Seriously, how the hell have we come to this point of absurdity? How have we allowed a bunch of profiteers, political cowards and paranoid bunker-dwellers determine policy by intuition or checkered imagination? How can we continue to ignore the fact that allowing assault weapons—or weapons of war—to be openly carried, as the Dallas Police Chief, David Brown, made clear after the madness that took place there, only puts police officers and others in the vicinity in much more danger.

You ever see those police drills in movies where a cardboard cutout pops up and they have to decide whether to shoot or not by whether the potential assailant is carrying a weapon?

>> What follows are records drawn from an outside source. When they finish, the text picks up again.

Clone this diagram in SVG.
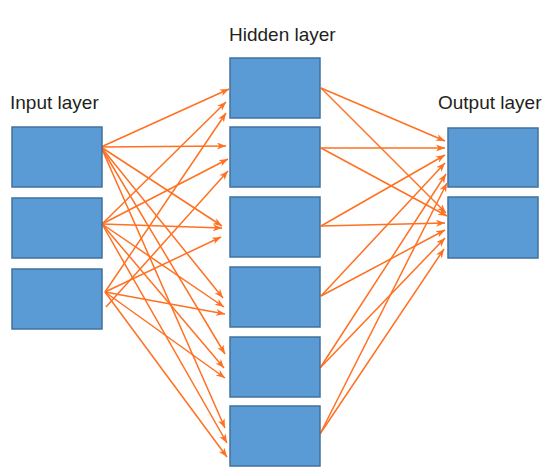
<svg xmlns="http://www.w3.org/2000/svg" width="544" height="473" viewBox="0 0 544 473">
<style>
.box{fill:#5B9BD5;stroke:#41719C;stroke-width:1.5}
.lbl{font-family:"Liberation Sans",Arial,sans-serif;font-size:19px;fill:#231F20}
.c{stroke:#FF7020;stroke-width:1.5;fill:none;marker-end:url(#ah)}
</style>
<defs>
<marker id="ah" markerUnits="userSpaceOnUse" markerWidth="10" markerHeight="8" refX="9" refY="3.5" orient="auto">
<path d="M0,0 L9,3.5 L0,7 L2.5,3.5 z" fill="#FF7020"/>
</marker>
</defs>
<rect width="544" height="473" fill="#ffffff"/>
<text class="lbl" x="10" y="109">Input layer</text>
<text class="lbl" x="229" y="41">Hidden layer</text>
<text class="lbl" x="438" y="109">Output layer</text>
<g id="connectors">
<line class="c" x1="101" y1="147" x2="229" y2="89"/>
<line class="c" x1="101" y1="147" x2="226" y2="146"/>
<line class="c" x1="101" y1="147" x2="222" y2="226"/>
<line class="c" x1="101" y1="147" x2="223" y2="298"/>
<line class="c" x1="101" y1="147" x2="225" y2="354"/>
<line class="c" x1="101" y1="147" x2="225" y2="428"/>
<line class="c" x1="102" y1="224" x2="226" y2="102"/>
<line class="c" x1="102" y1="224" x2="228" y2="159"/>
<line class="c" x1="102" y1="224" x2="222" y2="228"/>
<line class="c" x1="102" y1="224" x2="224" y2="307"/>
<line class="c" x1="102" y1="224" x2="224" y2="368"/>
<line class="c" x1="102" y1="224" x2="227" y2="443"/>
<line class="c" x1="105" y1="292" x2="226" y2="113"/>
<line class="c" x1="106" y1="307" x2="228" y2="171"/>
<line class="c" x1="105" y1="292" x2="221" y2="237"/>
<line class="c" x1="105" y1="292" x2="225" y2="314"/>
<line class="c" x1="105" y1="292" x2="225" y2="378"/>
<line class="c" x1="105" y1="292" x2="227" y2="457"/>
<line class="c" x1="321" y1="88" x2="445" y2="141"/>
<line class="c" x1="321" y1="88" x2="446" y2="213"/>
<line class="c" x1="321" y1="148" x2="445" y2="148"/>
<line class="c" x1="321" y1="148" x2="447" y2="216"/>
<line class="c" x1="321" y1="226" x2="445" y2="155"/>
<line class="c" x1="321" y1="226" x2="445" y2="223"/>
<line class="c" x1="321" y1="296" x2="445" y2="163"/>
<line class="c" x1="321" y1="296" x2="445" y2="230"/>
<line class="c" x1="320" y1="368" x2="446" y2="174"/>
<line class="c" x1="320" y1="368" x2="445" y2="238"/>
<line class="c" x1="320" y1="434" x2="447" y2="183"/>
<line class="c" x1="320" y1="434" x2="444" y2="249"/>
</g>
<g id="input1"><rect class="box" x="12" y="127" width="90" height="60"/></g>
<g id="input2"><rect class="box" x="12" y="198" width="90" height="60"/></g>
<g id="input3"><rect class="box" x="12" y="269" width="90" height="60"/></g>
<g id="hidden1"><rect class="box" x="230" y="58" width="90" height="60"/></g>
<g id="hidden2"><rect class="box" x="230" y="127" width="90" height="60"/></g>
<g id="hidden3"><rect class="box" x="230" y="197" width="90" height="60"/></g>
<g id="hidden4"><rect class="box" x="230" y="267" width="90" height="60"/></g>
<g id="hidden5"><rect class="box" x="230" y="337" width="90" height="60"/></g>
<g id="hidden6"><rect class="box" x="230" y="406" width="90" height="60"/></g>
<g id="output1"><rect class="box" x="448" y="128" width="90" height="59"/></g>
<g id="output2"><rect class="box" x="448" y="197" width="90" height="61"/></g>
</svg>
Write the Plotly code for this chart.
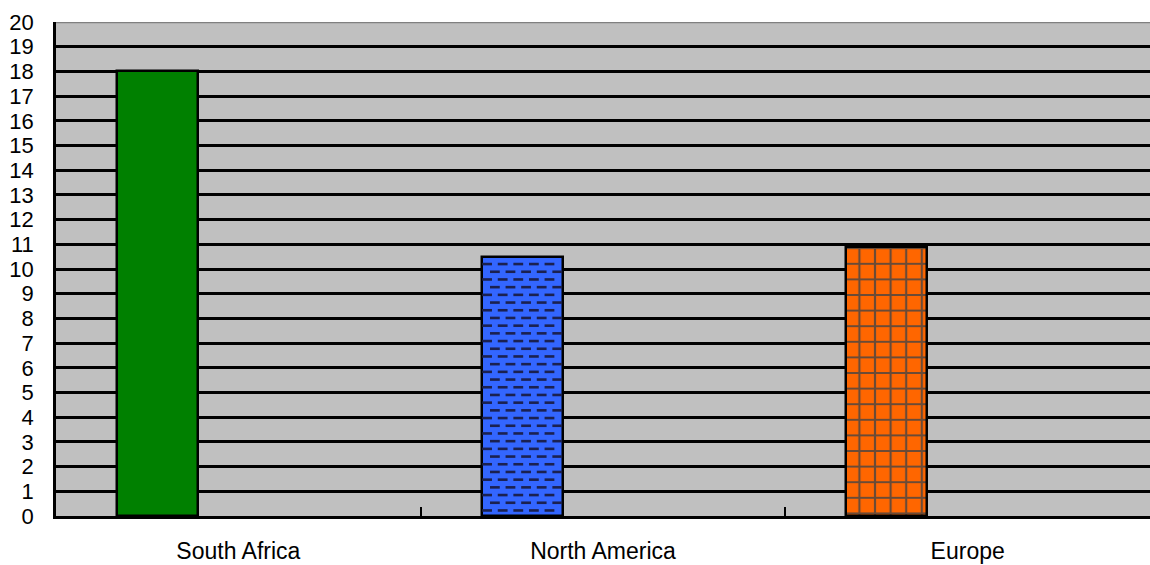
import plotly.graph_objects as go

# Chart data
regions = ["South Africa", "North America", "Europe"]
values = [18, 10.5, 10.9]
bar_colors = ["#008000", "#3366FF", "#FF6600"]
bar_patterns = ["", "", "+"]
y_ticks = list(range(0, 21))

# Bar geometry in category units (each category spans 1.0)
BAR_WIDTH = 0.222
BAR_OFFSET = -0.333

fig = go.Figure()

fig.add_trace(go.Bar(
    x=regions,
    y=values,
    width=BAR_WIDTH,
    offset=BAR_OFFSET,
    marker=dict(
        color=bar_colors,
        line=dict(color="black", width=2.5),
        pattern=dict(shape=bar_patterns, size=15.6, solidity=0.26,
                     fgcolor="#000000", fgopacity=0.8),
    ),
    showlegend=False,
    hoverinfo="x+y",
))

# Dashed fill texture for the North America bar, laid out on a numeric
# overlay axis that shares the category coordinates (0, 1, 2).
plot_w = 1150 - 56
unit_px_x = plot_w / 3.0
unit_px_y = (516 - 22) / 20.0
idx = regions.index("North America")
left = idx + BAR_OFFSET
right = left + BAR_WIDTH
top = values[idx]
dx = 15.6 / unit_px_x
half_dash = 3.5 / unit_px_x
row_step = 7.7 / unit_px_y
dash_x, dash_y = [], []
k = 0
y = top - 0.3
while y > 0.12:
    x = left + (2 / unit_px_x) + half_dash + (k % 2) * dx / 2
    while x + half_dash < right - 1 / unit_px_x:
        dash_x.append(x)
        dash_y.append(y)
        x += dx
    y -= row_step
    k += 1

fig.add_trace(go.Scatter(
    x=dash_x, y=dash_y, xaxis="x2", yaxis="y",
    mode="markers",
    marker=dict(symbol="line-ew", size=7,
                line=dict(width=2.6, color="#1b2150")),
    showlegend=False, hoverinfo="skip",
))

font_family = "Liberation Sans, Arial, sans-serif"

fig.update_layout(
    width=1150, height=565,
    margin=dict(l=56, r=0, t=22, b=49),
    paper_bgcolor="white",
    plot_bgcolor="#C0C0C0",
    font=dict(family=font_family, size=22, color="black"),
    bargap=0,
    xaxis=dict(
        type="category",
        range=[-0.5, 2.5],
        tickson="boundaries",
        ticks="inside", ticklen=9, tickwidth=2, tickcolor="black",
        showgrid=False,
        showline=True, linecolor="black", linewidth=2.5,
        tickfont=dict(size=23),
        ticklabelstandoff=13,
        automargin=False,
        fixedrange=True,
    ),
    xaxis2=dict(
        overlaying="x", range=[-0.5, 2.5], visible=False, fixedrange=True,
    ),
    yaxis=dict(
        range=[0, 20],
        tickvals=y_ticks,
        ticktext=[str(v) for v in y_ticks],
        ticks="inside", ticklen=8, tickwidth=2, tickcolor="black",
        showgrid=True, gridcolor="black", gridwidth=2.5,
        zeroline=False,
        showline=True, linecolor="black", linewidth=2.5,
        tickfont=dict(size=22),
        ticklabelstandoff=15,
        automargin=False,
        fixedrange=True,
    ),
    shapes=[
        # grey plot-area border along the top
        dict(type="line", xref="paper", yref="y", x0=0, x1=1, y0=20, y1=20,
             line=dict(color="#808080", width=2.5), layer="above"),
    ],
)

fig.write_html("out.html")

See how that might cause a problem here?

This is not debatable, in any case, as there’s a thing—It’s called science. There is another thing called research. Even though the NRA has fought to block its funding by our government, knowing that in this debate applying facts to their bullshit is like shining klieg lights on a vampire. It’s been done and always shows the same thing, when not conducted by people named Mary Rosh.

You'll wanna know, however, about the 72 things that are banned from being carried outside the arena so that everyone there will remain safe. I don't get paid by the word, but what the hell, I think sharing at least some of this list is necessary. If only to show just how truly inane we've allowed our laws to become, because of men and women like Donald Trump's running mate Mike Pence. And Senators who probably don't want you to know what they've been up to, like Kelly Ayotte of New Hampshire, Rob Portman of Ohio, Chuck Grassley of Iowa, Richard Burr of North Carolina, Roy Blunt of Missouri and Marco Rubio of Florida.

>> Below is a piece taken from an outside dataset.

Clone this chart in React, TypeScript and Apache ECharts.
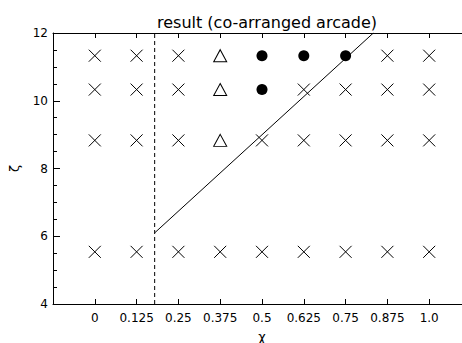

So without further ado, if you're planning on heading to the convention to hang outside, you should remember you’re banned from bringing such innately dangerous objects as tennis balls (you could have a serve like Milos Raonic at Wimbledon, after all), sound amplification equipment, umbrellas with metal tips, padlocks, sleeping bags, gas masks, ornaments (you never know when that kid from ‘Home Alone’ might show up), ceramic vessels, bicycle locking devices, tents, coolers, lasers (sharks with lasers?), canned goods, shovels, light bulbs, aerosol cans, ropes longer than six feet, non-plastic containers, ice chests, mattresses and of course bb guns, paintball guns and water guns.

Any of that stuff would be too dangerous. Actual, real bullet-firing guns, like AR-15s and .50 caliber, shoulder fired, semi-automatic sniper rifles? Totes cool.

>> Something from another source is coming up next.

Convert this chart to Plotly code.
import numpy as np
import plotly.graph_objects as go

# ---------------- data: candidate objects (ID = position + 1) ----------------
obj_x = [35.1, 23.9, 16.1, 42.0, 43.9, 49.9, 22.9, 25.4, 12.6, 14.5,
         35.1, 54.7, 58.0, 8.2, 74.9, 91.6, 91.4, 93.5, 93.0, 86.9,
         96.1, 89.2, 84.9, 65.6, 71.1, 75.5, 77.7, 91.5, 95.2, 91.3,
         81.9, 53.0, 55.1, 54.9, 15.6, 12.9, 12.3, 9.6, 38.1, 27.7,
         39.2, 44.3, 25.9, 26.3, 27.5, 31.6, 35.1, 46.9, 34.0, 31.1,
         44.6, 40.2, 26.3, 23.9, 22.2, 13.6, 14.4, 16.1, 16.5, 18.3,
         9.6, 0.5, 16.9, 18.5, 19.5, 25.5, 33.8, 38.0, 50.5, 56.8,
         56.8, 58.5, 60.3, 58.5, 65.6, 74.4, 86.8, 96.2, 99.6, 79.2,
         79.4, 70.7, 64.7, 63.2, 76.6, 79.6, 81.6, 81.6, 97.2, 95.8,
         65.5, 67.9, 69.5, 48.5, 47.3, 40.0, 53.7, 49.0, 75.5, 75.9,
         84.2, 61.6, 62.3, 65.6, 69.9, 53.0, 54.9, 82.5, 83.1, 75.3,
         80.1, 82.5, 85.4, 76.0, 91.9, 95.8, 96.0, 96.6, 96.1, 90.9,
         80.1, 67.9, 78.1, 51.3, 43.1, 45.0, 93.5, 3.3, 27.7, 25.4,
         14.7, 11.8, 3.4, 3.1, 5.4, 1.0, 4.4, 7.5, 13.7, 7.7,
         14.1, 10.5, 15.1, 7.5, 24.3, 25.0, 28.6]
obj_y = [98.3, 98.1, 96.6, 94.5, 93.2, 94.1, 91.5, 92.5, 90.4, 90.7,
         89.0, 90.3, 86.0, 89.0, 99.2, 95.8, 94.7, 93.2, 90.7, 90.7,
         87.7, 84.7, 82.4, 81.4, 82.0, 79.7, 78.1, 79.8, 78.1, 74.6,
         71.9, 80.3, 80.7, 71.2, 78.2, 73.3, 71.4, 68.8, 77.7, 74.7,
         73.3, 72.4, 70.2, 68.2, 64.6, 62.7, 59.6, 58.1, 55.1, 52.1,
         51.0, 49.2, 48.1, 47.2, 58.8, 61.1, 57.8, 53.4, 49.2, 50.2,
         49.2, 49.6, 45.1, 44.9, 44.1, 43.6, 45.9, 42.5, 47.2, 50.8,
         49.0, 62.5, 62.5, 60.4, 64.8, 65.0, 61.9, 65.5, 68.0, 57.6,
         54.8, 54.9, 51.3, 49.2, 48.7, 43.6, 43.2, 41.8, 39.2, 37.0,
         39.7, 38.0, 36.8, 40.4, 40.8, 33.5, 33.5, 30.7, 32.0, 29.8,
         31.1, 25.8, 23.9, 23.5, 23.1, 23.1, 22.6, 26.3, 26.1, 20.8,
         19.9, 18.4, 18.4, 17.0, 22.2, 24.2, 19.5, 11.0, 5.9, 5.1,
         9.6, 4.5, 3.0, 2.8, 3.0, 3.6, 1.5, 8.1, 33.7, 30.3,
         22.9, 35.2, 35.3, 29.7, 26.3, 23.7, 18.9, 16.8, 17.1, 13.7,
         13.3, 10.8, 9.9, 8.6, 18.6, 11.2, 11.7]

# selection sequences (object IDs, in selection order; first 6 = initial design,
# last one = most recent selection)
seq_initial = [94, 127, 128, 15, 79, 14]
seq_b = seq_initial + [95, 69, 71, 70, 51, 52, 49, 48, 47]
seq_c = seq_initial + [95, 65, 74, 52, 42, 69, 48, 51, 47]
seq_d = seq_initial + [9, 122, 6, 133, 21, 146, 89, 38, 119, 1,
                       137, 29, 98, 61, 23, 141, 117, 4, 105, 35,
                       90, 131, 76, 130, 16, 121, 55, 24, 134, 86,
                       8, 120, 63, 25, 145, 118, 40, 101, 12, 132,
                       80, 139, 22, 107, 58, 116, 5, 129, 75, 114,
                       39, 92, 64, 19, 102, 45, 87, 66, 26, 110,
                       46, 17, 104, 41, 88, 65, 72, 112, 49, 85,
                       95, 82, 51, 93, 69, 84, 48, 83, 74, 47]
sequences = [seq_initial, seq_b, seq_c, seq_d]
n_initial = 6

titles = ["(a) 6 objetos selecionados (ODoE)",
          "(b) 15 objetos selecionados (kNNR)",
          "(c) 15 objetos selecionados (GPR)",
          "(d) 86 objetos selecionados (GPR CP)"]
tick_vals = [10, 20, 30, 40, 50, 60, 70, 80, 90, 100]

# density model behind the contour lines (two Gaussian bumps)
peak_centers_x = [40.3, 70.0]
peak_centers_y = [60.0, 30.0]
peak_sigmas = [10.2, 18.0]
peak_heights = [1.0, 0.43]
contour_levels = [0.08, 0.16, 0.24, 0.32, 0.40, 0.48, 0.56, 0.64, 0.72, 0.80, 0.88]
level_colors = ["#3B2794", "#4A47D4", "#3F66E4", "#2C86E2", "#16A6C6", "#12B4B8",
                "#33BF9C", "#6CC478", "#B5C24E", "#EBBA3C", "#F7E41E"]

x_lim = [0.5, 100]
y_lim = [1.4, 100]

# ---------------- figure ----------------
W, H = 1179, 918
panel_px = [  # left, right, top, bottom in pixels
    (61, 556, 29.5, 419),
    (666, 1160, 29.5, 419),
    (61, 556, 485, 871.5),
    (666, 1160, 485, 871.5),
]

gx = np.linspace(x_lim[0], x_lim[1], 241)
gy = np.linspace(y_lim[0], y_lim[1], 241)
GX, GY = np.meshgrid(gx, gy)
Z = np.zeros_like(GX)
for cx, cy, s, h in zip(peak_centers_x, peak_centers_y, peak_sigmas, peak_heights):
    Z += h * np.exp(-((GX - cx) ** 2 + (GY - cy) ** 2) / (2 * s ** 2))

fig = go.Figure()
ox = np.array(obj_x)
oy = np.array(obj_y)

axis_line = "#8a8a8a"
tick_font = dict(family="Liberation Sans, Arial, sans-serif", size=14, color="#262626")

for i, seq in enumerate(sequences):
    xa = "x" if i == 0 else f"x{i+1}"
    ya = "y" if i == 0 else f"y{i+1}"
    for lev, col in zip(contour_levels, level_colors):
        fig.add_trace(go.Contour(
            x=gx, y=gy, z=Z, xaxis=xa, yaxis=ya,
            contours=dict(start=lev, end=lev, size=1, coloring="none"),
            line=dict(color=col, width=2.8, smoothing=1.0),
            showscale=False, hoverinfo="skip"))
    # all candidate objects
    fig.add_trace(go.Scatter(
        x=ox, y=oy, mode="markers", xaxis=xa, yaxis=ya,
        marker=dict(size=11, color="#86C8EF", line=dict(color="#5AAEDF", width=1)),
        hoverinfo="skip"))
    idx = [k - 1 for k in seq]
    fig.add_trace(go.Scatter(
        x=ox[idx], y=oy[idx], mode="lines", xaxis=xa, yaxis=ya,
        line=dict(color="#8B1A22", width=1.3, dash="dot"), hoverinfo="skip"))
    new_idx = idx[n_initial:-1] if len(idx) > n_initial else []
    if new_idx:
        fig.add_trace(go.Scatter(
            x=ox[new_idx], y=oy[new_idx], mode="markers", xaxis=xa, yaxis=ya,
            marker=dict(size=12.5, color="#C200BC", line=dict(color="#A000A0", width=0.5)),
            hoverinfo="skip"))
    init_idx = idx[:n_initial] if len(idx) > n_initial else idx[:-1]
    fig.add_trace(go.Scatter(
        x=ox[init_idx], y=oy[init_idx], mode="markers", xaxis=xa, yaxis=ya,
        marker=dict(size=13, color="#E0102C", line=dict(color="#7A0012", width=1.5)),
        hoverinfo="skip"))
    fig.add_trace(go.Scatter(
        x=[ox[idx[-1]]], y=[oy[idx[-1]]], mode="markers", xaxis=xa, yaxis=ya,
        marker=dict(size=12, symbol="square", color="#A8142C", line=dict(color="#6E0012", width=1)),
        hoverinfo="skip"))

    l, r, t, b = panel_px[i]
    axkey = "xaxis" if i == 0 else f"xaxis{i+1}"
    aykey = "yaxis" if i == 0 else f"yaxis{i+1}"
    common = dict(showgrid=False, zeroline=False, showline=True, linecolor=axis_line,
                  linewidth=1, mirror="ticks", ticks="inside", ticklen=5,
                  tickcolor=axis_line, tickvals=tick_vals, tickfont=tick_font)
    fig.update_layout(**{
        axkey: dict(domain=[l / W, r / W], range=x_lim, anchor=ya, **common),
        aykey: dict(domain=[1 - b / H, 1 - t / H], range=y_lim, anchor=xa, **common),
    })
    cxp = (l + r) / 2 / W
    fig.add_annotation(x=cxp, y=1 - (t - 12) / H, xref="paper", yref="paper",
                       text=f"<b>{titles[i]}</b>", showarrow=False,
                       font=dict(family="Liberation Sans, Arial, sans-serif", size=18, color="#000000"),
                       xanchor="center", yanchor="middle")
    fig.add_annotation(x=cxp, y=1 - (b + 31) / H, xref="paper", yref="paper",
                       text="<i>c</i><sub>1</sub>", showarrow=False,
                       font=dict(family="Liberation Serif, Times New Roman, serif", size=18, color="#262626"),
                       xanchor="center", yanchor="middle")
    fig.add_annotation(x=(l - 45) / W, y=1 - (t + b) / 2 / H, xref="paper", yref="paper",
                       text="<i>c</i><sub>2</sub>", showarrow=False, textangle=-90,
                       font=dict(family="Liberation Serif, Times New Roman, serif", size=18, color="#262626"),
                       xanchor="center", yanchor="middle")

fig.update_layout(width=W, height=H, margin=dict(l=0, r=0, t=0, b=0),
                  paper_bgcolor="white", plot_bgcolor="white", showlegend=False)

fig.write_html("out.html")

When you get to the point where it is impossible to invent anything more satirical than the truth, and this is causing Americans to die in steady numbers and is not being addressed by elected leaders of an entire political party (The Republicans) and some exceptions in the other, we either need some serious changes or it's probably time for some civil disobedience of the kind we haven't seen much of since the 60s.

The ball's in our leaders' court. Not the tennis ball, mind you, as that would be too dangerous.